This is what the Washington Nationals have been selling since the Lerner family and Stan Kasten bought the team and took over the operation in the middle of 2006 - the hope of a better day, the dreams of the future, the potential of a baseball player.
It is the currency of survival for front office executives - young players who are signed every year through the amateur draft and then touted as the hope of the future. They are all future 20-game winners or 50 home run guys when a team drafts these young men out of high schools and colleges.
Faith is hanging on by a thread in NatsTown these days after a 102-loss season in the new ballpark last year and 26 losses - many of them embarrassing ones - so far in this campaign. If people are still believing, they are believing at home, based on the empty seats at Nationals Park.
For those true believers who came to the ballpark Monday night - and who weren’t Pittsburgh Pirates fans - they were rewarded for their faith. They got a look at the future in the shape of Ross Detwiler, and it looks promising.
Detwiler looked to be every bit the No. 1 pick the Nationals promised to their fans when they selected him in the first round of the 2007 amateur draft and offered a glimmer of hope, dreams and potential all realized on a cool night in May - even surrounded by the futility that has become the identity of this year’s Nationals team.
Detwiler’s teammates did all they could to initiate the first-time starter to the Washington Misfits by committing three errors while he was on the mound, including two in the first inning on ground balls by shortstop Cristian Guzman.
But Detwiler has a different identity. He is part of the Nationals’ future.
That team is the Washington Aces.
Jordan Zimmermann. Shairon Martis. John Lannan.
The kid from Wentzville, Mo., stayed composed in that first inning after the errors by Guzman put runners at first and second with two outs. Detwiler got Adam LaRoche to hit a foul pop to Ryan Zimmerman at third to close out the inning. And when Craig Monroe hit a three-run home run in the third inning following another error, this one by first baseman Nick Johnson on a pickoff attempt, Detwiler remained in control and closed out the inning without any more damage.
When he left after five innings, Detwiler had allowed two earned runs, struck out six, walked none and threw 61 strikes out of 84 pitches, mixing up his pitches and changing speeds. And in the fifth, the Nationals at least were kind enough to let the kid off the hook from the loss, scoring five runs on home runs by Zimmerman and Johnson to take a 5-3 lead.

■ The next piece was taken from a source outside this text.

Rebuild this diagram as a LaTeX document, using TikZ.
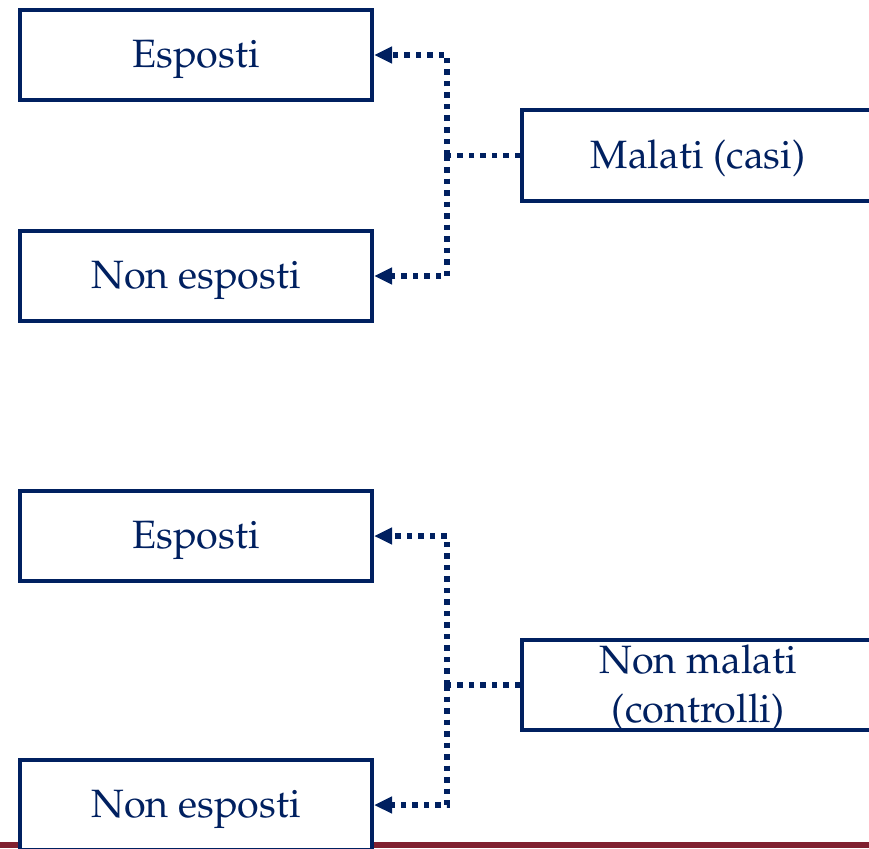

This isn’t the future, though. This is here and now, and in the here and now the bullpen will blow the lead, as it did after Detwiler was gone, with five Pittsburgh runs in the sixth inning off Garrett Mock and Jesus Colome. It was yet another test of faith for fans who have suffered enough.
The payoff will have to wait.
Detwiler struggled through much of his first full season in the minor leagues last year with the Class A Potomac Nationals and hardly seemed on the fast track to the big leagues that then-general manager Jim Bowden proclaimed the day they drafted him.
It wasn’t until it finally clicked with Detwiler that someone was now paying him to play baseball, and with that money came the responsibility to prepare like a professional every day. He wasn’t at Missouri State anymore.
“I think Ross had to figure out in his first full year of minor league baseball that being a professional ballplayer is an every day thing,” said Nationals bullpen coach Randy Knorr, who was Detwiler’s manager at Potomac last season. “Once he got past that, I think his focus was on pitching again, and then he really came around in the second half and pitched well.”
Detwiler finished with an 8-8 record and a 4.86 ERA last year with Potomac but had a 3.60 ERA in his final 10 starts and was their ace in the Carolina League playoffs.
He started this season with Class AA Harrisburg and was outstanding, even if winless in six starts, with a 2.96 ERA. In his last two starts, Detwiler struck out 16 and walked just one. He had shown enough that the Nationals called him up for Monday’s start with Scott Olsen on the disabled list with shoulder tendinitis.
“This is the plan we have had for him since spring training,” acting general manager Mike Rizzo said. “We were going to give him about 10 starts in Double A, then move him to Triple A. I think he had seven starts in Double A, and he is up here for his eighth start. I think when we do return him to the minor leagues, he probably does go to Triple A.
“We still want to develop this guy into a top-notch rotation starter for us,” Rizzo said. “So we are going to do what is best for his long-term career rather than a quick fix for us.”
There is no quick fix for the Washington Misfits. But the Washington Aces are one young pitcher closer.